WORK INSTRUCTIONS. Retype the lines beneath this one, from the first through the line containing "from matplotlib.ticker import MultipleLocator". Pictures are left out.
START
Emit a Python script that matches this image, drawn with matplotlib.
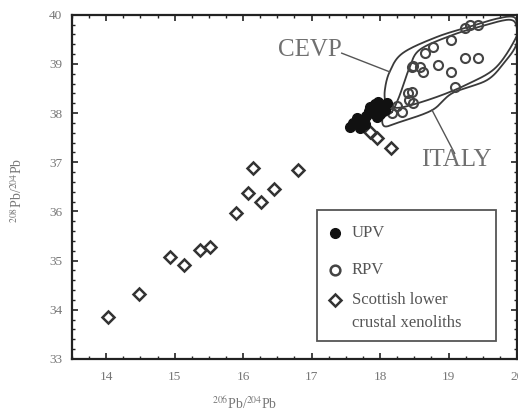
"""Pb isotope plot: 208Pb/204Pb vs 206Pb/204Pb with CEVP and Italy fields."""

import numpy as np
import matplotlib
matplotlib.use("Agg")
import matplotlib.pyplot as plt
from matplotlib.patches import Rectangle
from matplotlib.ticker import MultipleLocator

plt.rcParams["font.family"] = ["Liberation Serif", "DejaVu Serif"]
plt.rcParams["mathtext.fontset"] = "stix"

# UPV (filled circles)
upv_206 = [17.56, 17.60, 17.67, 17.72, 17.78, 17.85, 17.89, 17.95, 17.97,
           18.03, 18.07, 17.92, 17.80, 17.70, 18.00, 17.84, 18.10]
upv_208 = [37.71, 37.80, 37.90, 37.75, 37.78, 38.12, 38.00, 37.92, 38.22,
           38.10, 38.06, 38.18, 37.95, 37.70, 37.98, 38.05, 38.20]

# RPV (open circles)
rpv_206 = [18.85, 19.24, 19.43, 19.04, 18.48, 18.63, 18.65, 19.04, 19.24,
           19.43, 19.31, 18.77, 18.46, 18.43, 18.41, 18.48, 18.32, 18.17,
           18.58, 18.46, 19.09, 18.25]
rpv_208 = [38.98, 39.12, 39.12, 38.84, 38.95, 38.84, 39.22, 39.49, 39.73,
           39.80, 39.80, 39.35, 38.43, 38.27, 38.41, 38.20, 38.02, 38.00,
           38.94, 38.94, 38.54, 38.15]

# Scottish lower crustal xenoliths (open diamonds)
sco_206 = [14.03, 14.48, 14.93, 15.13, 15.37, 15.52, 15.89, 16.07, 16.15,
           16.26, 16.45, 16.80, 17.85, 17.95, 18.16]
sco_208 = [33.86, 34.32, 35.07, 34.90, 35.22, 35.27, 35.97, 36.37, 36.89,
           36.20, 36.46, 36.85, 37.62, 37.50, 37.30]

# field outlines (control points, closed)
cevp_206 = [18.08, 18.07, 18.14, 18.33, 18.83, 19.31, 19.70, 19.94, 20.00,
            19.99, 19.70, 19.31, 18.83, 18.33, 18.14]
cevp_208 = [38.22, 38.47, 38.84, 39.22, 39.55, 39.76, 39.92, 39.96, 39.82,
            39.55, 38.94, 38.61, 38.33, 38.12, 38.14]
italy_206 = [18.17, 18.26, 18.33, 18.43, 18.58, 19.06, 19.46, 19.89, 20.00,
             19.99, 19.82, 19.56, 19.06, 18.76, 18.29, 18.07, 18.04]
italy_208 = [38.02, 38.27, 38.53, 38.92, 39.29, 39.59, 39.76, 39.90, 39.73,
             39.39, 39.04, 38.67, 38.41, 38.06, 37.82, 37.73, 37.90]


def closed_curve(xs, ys, n=20):
    # closed Catmull-Rom spline through the control points
    p = np.column_stack([xs, ys])
    m = len(p)
    t = np.linspace(0, 1, n, endpoint=False)[:, None]
    segs = []
    for i in range(m):
        p0, p1, p2, p3 = p[(i - 1) % m], p[i], p[(i + 1) % m], p[(i + 2) % m]
        segs.append(0.5 * (2 * p1 + (-p0 + p2) * t
                           + (2 * p0 - 5 * p1 + 4 * p2 - p3) * t ** 2
                           + (-p0 + 3 * p1 - 3 * p2 + p3) * t ** 3))
    segs.append(p[:1])
    return np.vstack(segs)


fig = plt.figure(figsize=(5.18, 4.12), dpi=100)
ax = fig.add_axes([0.139, 0.129, 0.859, 0.835])

ink = "#222222"
txt = "#777777"

for xs, ys in [(cevp_206, cevp_208), (italy_206, italy_208)]:
    c = closed_curve(xs, ys)
    ax.plot(c[:, 0], c[:, 1], color="#3a3a3a", lw=1.3, zorder=2)

ax.plot(sco_206, sco_208, ls="none", marker="D", ms=6, mfc="white",
        mec="#333333", mew=1.8, zorder=3)
ax.plot(rpv_206, rpv_208, ls="none", marker="o", ms=6.5, mfc="none",
        mec="#444444", mew=1.5, zorder=3)
ax.plot(upv_206, upv_208, ls="none", marker="o", ms=7, mfc="#111111",
        mec="#111111", zorder=4)

# field labels with leader lines
ax.plot([17.44, 18.14], [39.22, 38.84], color="#555555", lw=1.0)
ax.text(16.97, 39.29, "CEVP", fontsize=18, color="#707070",
        ha="center", va="center")
ax.plot([18.76, 19.09], [38.06, 37.18], color="#555555", lw=1.0)
ax.text(19.12, 37.04, "ITALY", fontsize=18, color="#707070",
        ha="center", va="center")

ax.set_xlim(13.5, 20)
ax.set_ylim(33, 40)
ax.xaxis.set_major_locator(MultipleLocator(1))
ax.xaxis.set_minor_locator(MultipleLocator(0.25))
ax.yaxis.set_major_locator(MultipleLocator(1))
ax.yaxis.set_minor_locator(MultipleLocator(0.2))
ax.tick_params(which="both", direction="in", top=True, right=True,
               color=ink, labelcolor=txt, labelsize=9.5)
ax.tick_params(which="major", length=4, width=1.2)
ax.tick_params(which="minor", length=2.5, width=1.0)
ax.tick_params(axis="x", pad=9)
ax.tick_params(axis="y", pad=7)
for s in ax.spines.values():
    s.set_color(ink)
    s.set_linewidth(1.6)

ax.set_xlabel(r"$^{206}$Pb/$^{204}$Pb", fontsize=10, color=txt)
ax.xaxis.set_label_coords(0.389, -0.105)
ax.set_ylabel(r"$^{208}$Pb/$^{204}$Pb", fontsize=10, color=txt)
ax.yaxis.set_label_coords(-0.105, 0.49)

# legend box
ax.add_patch(Rectangle((0.551, 0.052), 0.402, 0.381, transform=ax.transAxes,
                       fill=True, fc="white", ec="#555555", lw=1.3, zorder=5))
tr = ax.transAxes
ax.plot([0.591], [0.366], transform=tr, marker="o", ms=7, mfc="#111111",
        mec="#111111", zorder=6)
ax.plot([0.591], [0.259], transform=tr, marker="o", ms=7, mfc="none",
        mec="#444444", mew=1.8, zorder=6)
ax.plot([0.591], [0.172], transform=tr, marker="D", ms=6, mfc="white",
        mec="#333333", mew=1.8, zorder=6)
legend_labels = ["UPV", "RPV", "Scottish lower", "crustal xenoliths"]
for lab, y in zip(legend_labels, [0.366, 0.259, 0.172, 0.105]):
    ax.text(0.629, y, lab, transform=tr, fontsize=12, color="#555555",
            va="center", ha="left", zorder=6)

fig.savefig("out.png", dpi=100)
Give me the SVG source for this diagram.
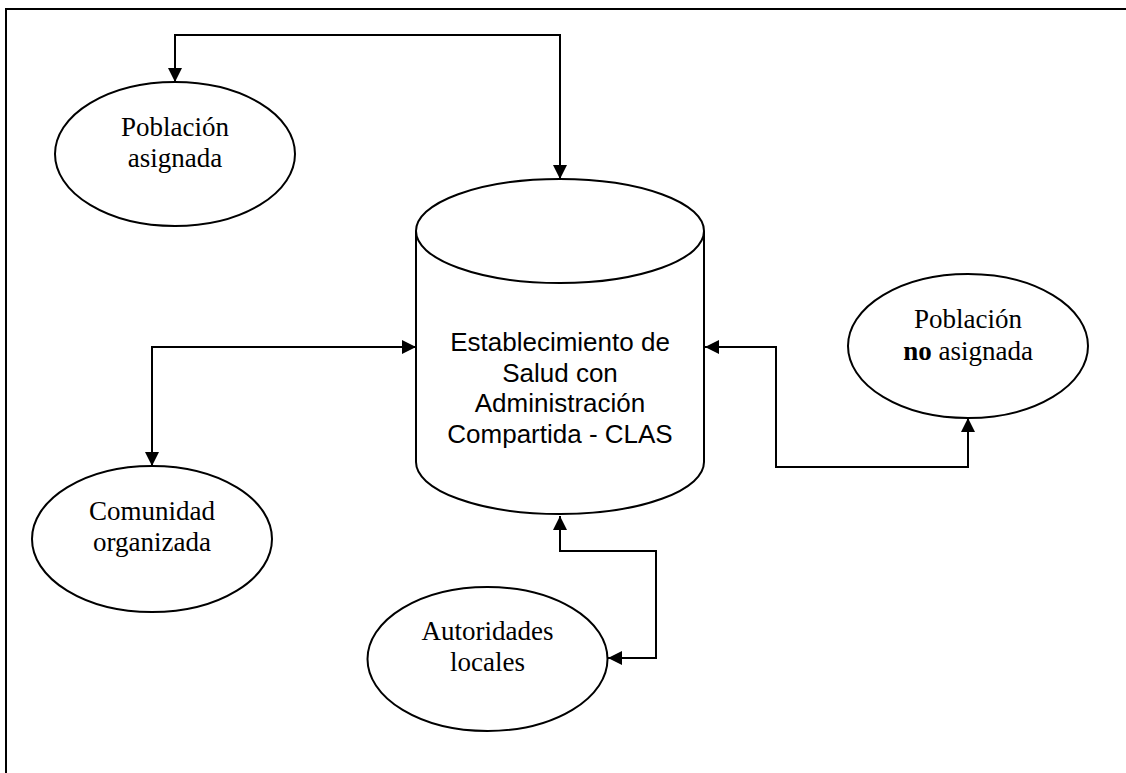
<svg xmlns="http://www.w3.org/2000/svg" width="1126" height="773" viewBox="0 0 1126 773">
<style>
.shape{fill:#fff;stroke:#000;stroke-width:2}
.conn{fill:none;stroke:#000;stroke-width:2}
.ts{font-family:"Liberation Serif","Times New Roman",serif;font-size:27px;fill:#000;text-anchor:middle}
.ta{font-family:"Liberation Sans",Arial,sans-serif;font-size:26px;fill:#000;text-anchor:middle}
</style>
<defs>
<marker id="arr" viewBox="0 0 14 14" refX="14" refY="7" markerWidth="14" markerHeight="14" markerUnits="userSpaceOnUse" orient="auto-start-reverse">
<path d="M0,0 L14,7 L0,14 z" fill="#000"/>
</marker>
</defs>
<rect x="0" y="0" width="1126" height="773" fill="#fff"/>
<rect id="frame" x="6" y="9" width="1140" height="790" fill="none" stroke="#000" stroke-width="2"/>
<g id="connectors">
<path class="conn" d="M175,82 L175,35 L560,35 L560,179" marker-start="url(#arr)" marker-end="url(#arr)"/>
<path class="conn" d="M152,466 L152,347 L416,347" marker-start="url(#arr)" marker-end="url(#arr)"/>
<path class="conn" d="M705,347 L776,347 L776,467 L968,467 L968,418" marker-start="url(#arr)" marker-end="url(#arr)"/>
<path class="conn" d="M560,516 L560,551 L656,551 L656,658 L608,658" marker-start="url(#arr)" marker-end="url(#arr)"/>
</g>
<g id="poblacion-asignada">
<ellipse class="shape" cx="175" cy="154" rx="120" ry="72"/>
<text class="ts" x="175" y="136">Población</text>
<text class="ts" x="175" y="167">asignada</text>
</g>
<g id="clas">
<path class="shape" d="M416,231 L416,462 A144,52 0 0 0 704,462 L704,231"/>
<ellipse class="shape" cx="560" cy="231" rx="144" ry="52"/>
<text class="ta" x="560" y="351">Establecimiento de</text>
<text class="ta" x="560" y="382">Salud con</text>
<text class="ta" x="560" y="412">Administración</text>
<text class="ta" x="560" y="443">Compartida - CLAS</text>
</g>
<g id="poblacion-no-asignada">
<ellipse class="shape" cx="968" cy="346" rx="120" ry="72"/>
<text class="ts" x="968" y="328">Población</text>
<text class="ts" x="968" y="360"><tspan font-weight="bold">no</tspan> asignada</text>
</g>
<g id="comunidad">
<ellipse class="shape" cx="152" cy="539" rx="120" ry="73"/>
<text class="ts" x="152" y="520">Comunidad</text>
<text class="ts" x="152" y="551">organizada</text>
</g>
<g id="autoridades">
<ellipse class="shape" cx="487.5" cy="659" rx="120" ry="72"/>
<text class="ts" x="487.5" y="640">Autoridades</text>
<text class="ts" x="487.5" y="671">locales</text>
</g>
</svg>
END
WRITTEN SOLUTION.
Emit a Python script that matches this image, drawn with matplotlib.
"""Pb isotope plot: 208Pb/204Pb vs 206Pb/204Pb with CEVP and Italy fields."""

import numpy as np
import matplotlib
matplotlib.use("Agg")
import matplotlib.pyplot as plt
from matplotlib.patches import Rectangle
from matplotlib.ticker import MultipleLocator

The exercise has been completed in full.